Do not tax mobile money services – Juniper Research

Kenya and Uganda are the first African countries to introduce tax on the increasingly popular mobile money services offered by network operators.

“While the impact on the Kenyan market appears to have been limited thus far, we should point out that this is the most mature mobile money market,” report author Windsor Holden said.

“The introduction of a similar tax in a market in the early stages of service adoption could serve as a severe brake on growth or make potential service providers reconsider planned deployments.”

The report, released in the United Kingdom, revealed almost 400 million mobile phone users worldwide are expected to use their handsets for money transfers by 2018.
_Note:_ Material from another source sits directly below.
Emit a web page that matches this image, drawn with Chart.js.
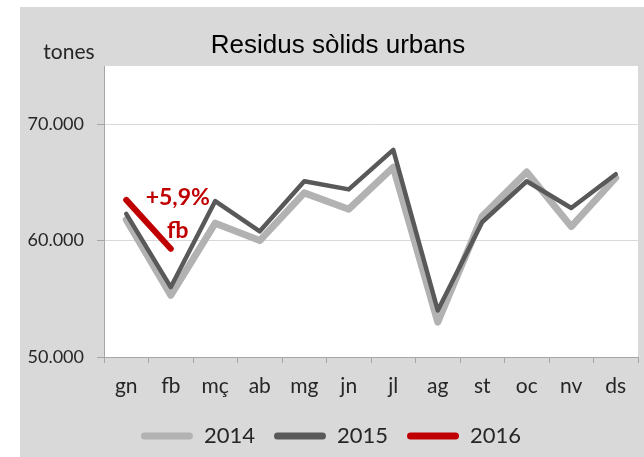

This would be up from just under 150 million and the growth is expected to be driven primarily by deployments of domestic money transfer services, with multinational network operators increasingly launching products group-wide rather than on a country by country basis.

Additionally, the report argues there is a need for service providers to ensure that a support infrastructure, including an extensive agent network, is in place well in advance of commercial launch.

It argued that the agent/subscriber ratio should be no greater than 1:500 to ensure a high proportion of active users, with strong agent concentrations at the outset in key urban areas within developing markets.

Juniper’s research also identified the key criteria for “Mobile Money Incubators”, assessing the optimal conditions to nurture mobile money service deployment and development, and highlighting markets which fulfilled these criteria.

Airtime top-up is also viewed as the primary mobile international remittance opportunity and money transfer platforms are becoming increasingly modular and flexible to enable integration of future bolt-on services.